A mighty force for nature
Over the past seven years, I’ve been proud to lead a great group of conservationists who are passionate, dedicated and work hard to protect ecosystems on land and in oceans across Canada. 2016 has only reinforced this pride for me – and it should be a source of pride for our donors and supporters too.
Whether it’s fighting off development threats in our national parks (Mother Canada in Cape Breton, encroaching development plans in our mountain parks, or cuts to science monitoring and capacity at Parks Canada), working to protect the endangered icons of Canada like the caribou or the belugas, campaigning for new protected areas and parks from the South Okanagan to the East Arm of Great Slave Lake to the oceans off the coast of Newfoundland and Labrador, our team is working hard across Canada.
Here are just some of this year’s accomplishments:
• In the Yukon, the Peel watershed conservation plan won the day in the courts along with our indigenous partners. We are now working together to win the next and final step on the journey – at the Supreme Court of Canada in March 2017.
• In the Northwest Territories, the East Arm of Great Slave Lake moved closer to protection through Thaidene Nene, a combination of a territorial and national park championed by the local Dene and CPAWS. Your letters and participation in public events during the consultations process was essential in moving this forward.
• In Nunavut, we welcomed the work of our partner Inuit and conservation groups in making room for a much bigger marine protected area in Lancaster Sound.
• The Hecate Strait, home of the prehistoric Glass Sponge Reefs off the BC coast, were nominated as a Hope Spot by Mission Blue, and we’ve worked to improve the regulations to try and stop reef-choking bottom-trawling next to them.
• Our Southern Alberta chapter won a prestigious award for excellence for their environmental education program from the Canadian Network for Environmental Education and Communication.
• Our Northern Alberta chapter’s Executive Director was invited to join the Alberta government’s Oil Sands Advisory Group to help shape discussions around biodiversity and conservation issues.
• In Saskatchewan, we worked hard and succeeded in coming up with a collaborative plan with forestry companies to set aside over 220,000 hectares of the Pasquia Porcupine Forest.
• CPAWS Manitoba was recognized with the 2016 Conservation Award from the Wildlife Society in Manitoba.
• The Rouge National Urban Park legislation saw proposed amendments recommended by CPAWS to make sure that conservation of nature is the first management priority of Canada’s first National Urban Park, and provincial lands were added to this surprisingly well preserved wilderness on the east side of Toronto.

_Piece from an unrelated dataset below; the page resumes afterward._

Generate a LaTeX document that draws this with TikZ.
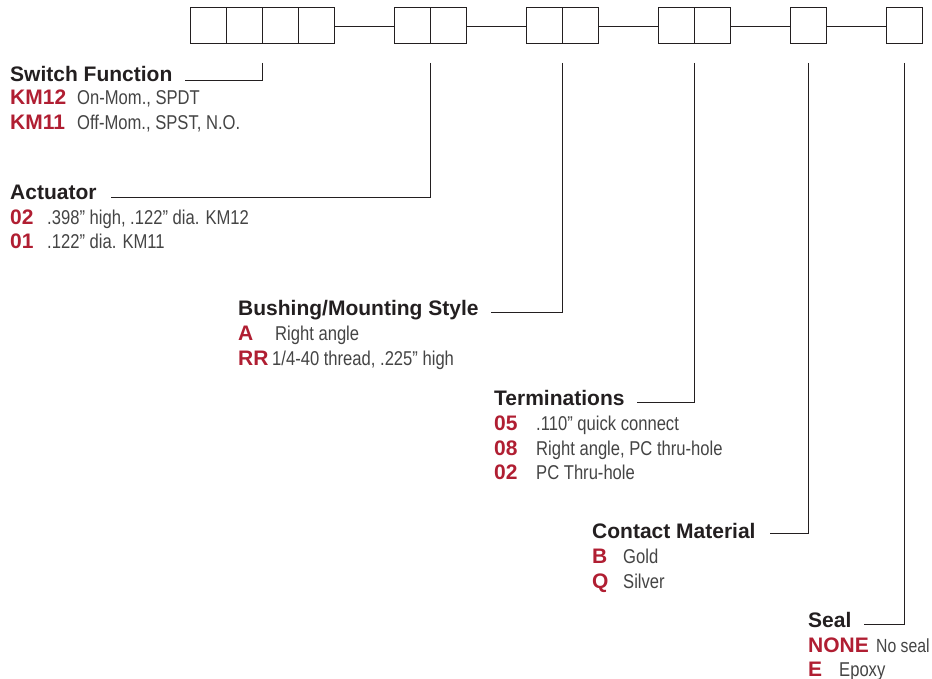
\documentclass[tikz,border=0pt]{standalone}
\usepackage{fontspec}
\setmainfont{Liberation Sans}
\newfontfamily\narrowfont[FakeStretch=0.83]{Liberation Sans}
\usepackage{xcolor}
\usepackage{tikz}
\definecolor{codered}{HTML}{B01E32}
\definecolor{inkgray}{HTML}{231F20}
\definecolor{descgray}{HTML}{444444}
\tikzset{
  box/.style={draw=inkgray, line width=1pt, minimum width=36pt, minimum height=36pt, inner sep=0pt, outer sep=0pt},
  head/.style={anchor=base west, inner sep=0pt, font=\fontsize{21}{24}\selectfont\bfseries, text=inkgray},
  code/.style={anchor=base west, inner sep=0pt, font=\fontsize{21}{24}\selectfont\bfseries, text=codered},
  desc/.style={anchor=base west, inner sep=0pt, font=\fontsize{20}{24}\selectfont\narrowfont, text=descgray},
  lead/.style={draw=inkgray, line width=0.9pt},
}

\begin{document}
\begin{tikzpicture}[x=1pt,y=-1pt]
    \useasboundingbox (0,0) rectangle (932,679);
    \foreach \n/\x in {1/208,2/244,3/280,4/316,5/412,6/448,7/544,8/580,9/676,10/712,11/808,12/904}
        \node[box] (b\n) at (\x,26) {};
    \draw[lead] (b4.east) -- (b5.west);
    \draw[lead] (b6.east) -- (b7.west);
    \draw[lead] (b8.east) -- (b9.west);
    \draw[lead] (b10.east) -- (b11.west);
    \draw[lead] (b11.east) -- (b12.west);
    \coordinate (t1) at ([yshift=-19pt]b2.south east);
    \coordinate (t2) at ([yshift=-19pt]b5.south east);
    \coordinate (t3) at ([yshift=-19pt]b7.south east);
    \coordinate (t4) at ([yshift=-19pt]b9.south east);
    \coordinate (t5) at ([yshift=-19pt]b11.south);
    \coordinate (t6) at ([yshift=-19pt]b12.south);
    % switch function
    \node[head] (sw) at (10,82) {Switch Function};
    \node[code] (sw1) at (10,105) {KM12};
    \node[desc] (sw1d) at (77,105) {On-Mom., SPDT};
    \node[code] (sw2) at (10,130) {KM11};
    \node[desc] (sw2d) at (77,130) {Off-Mom., SPST, N.O.};
    % actuator
    \node[head] (act) at (10,200) {Actuator};
    \node[code] (act1) at (10,225) {02};
    \node[desc] (act1d) at (47,225) {.398” high, .122” dia. KM12};
    \node[code] (act2) at (10,249) {01};
    \node[desc] (act2d) at (47,249) {.122” dia. KM11};
    % bushing
    \node[head] (bush) at (238,315) {Bushing/Mounting Style};
    \node[code] (bush1) at (238,340) {A};
    \node[desc] (bush1d) at (275,340) {Right angle};
    \node[code] (bush2) at (238,365) {RR};
    \node[desc] (bush2d) at (272,365) {1/4-40 thread, .225” high};
    % terminations
    \node[head] (term) at (494,405) {Terminations};
    \node[code] (term1) at (494,430) {05};
    \node[desc] (term1d) at (536,430) {.110” quick connect};
    \node[code] (term2) at (494,455) {08};
    \node[desc] (term2d) at (536,455) {Right angle, PC thru-hole};
    \node[code] (term3) at (494,479) {02};
    \node[desc] (term3d) at (536,479) {PC Thru-hole};
    % contact material
    \node[head] (cont) at (592,538) {Contact Material};
    \node[code] (cont1) at (592,563) {B};
    \node[desc] (cont1d) at (623,563) {Gold};
    \node[code] (cont2) at (592,588) {Q};
    \node[desc] (cont2d) at (623,588) {Silver};
    % seal
    \node[head] (seal) at (808,627) {Seal};
    \node[code] (seal1) at (808,652) {NONE};
    \node[desc, font=\fontsize{19}{24}\selectfont\narrowfont] (seal1d) at (876,652) {No seal};
    \node[code] (seal2) at (808,676) {E};
    \node[desc] (seal2d) at (839,676) {Epoxy};
    \draw[lead] (t1) |- ([xshift=12pt,yshift=2pt]sw.base east);
    \draw[lead] (t2) |- ([xshift=14pt,yshift=3pt]act.base east);
    \draw[lead] (t3) |- ([xshift=12pt,yshift=3pt]bush.base east);
    \draw[lead] (t4) |- ([xshift=12pt,yshift=3pt]term.base east);
    \draw[lead] (t5) |- ([xshift=14pt,yshift=5pt]cont.base east);
    \draw[lead] (t6) |- ([xshift=12pt,yshift=3pt]seal.base east);
\end{tikzpicture}
\end{document}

The Prime Minister even appeared for our Paddle the Rouge event during that announcement.
• The Dumoine protected area in Western Quebec was expanded from 1445 sq. km to over 1800 sq. km and was connected to another protected area called Wanaki, creating 2200 sq. km of contiguous conservation. An additional 1000 sq. km has also been secured between the Noire and Coulonge watersheds creating a total of over 3000 sq. km in the region.
• Our first annual Thanks to Nature event took place in several parks throughout Quebec during the Thanksgiving weekend. It was a great collaboration between our Quebec chapter and the Quebec parks agency to connect thousands of people to nature and understand the benefits that nature provides us all.
• Mount Carleton Provincial Park in New Brunswick has a new proposal to develop a snowmobile trail right up the mountain itself. Our chapter has been rallying New Brunswickers and working to prevent the proposed development in the most sensitive part of the park.
• We successfully fought off the building of “Mother Canada”, the multi-storey statue in Cape Breton Highlands National Park in Nova Scotia, and participated as part of a broader group on holding off development within Birch Cove Lakes.
• After years of work to protect Newfoundland’s Gros Morne National Park from industrial development and fracking just outside its borders, CPAWS was pleased to hear the UNESCO World Heritage Committee reiterate its desire for a buffer zone around the park. The suggestion of a buffer zone was also echoed in the government’s panel on fracking earlier this year.
We’ve issued nationwide reports on marine protected areas and the poor progress Canada is making in comparison to the US and Mexico, reported on the recovery of the Boreal Woodland Caribou and the next urgent steps that need to be taken, and released a widely-covered report (over 100 media stories) on the problems faced by our National Parks from a conservation perspective.
There is so much more that we do from day to day, but with a small group of dedicated staff, some incredible volunteers, over 100,000 supporters nationwide who take action when we call upon them and donors who contribute to making it all possible – we are making a big difference despite our small size.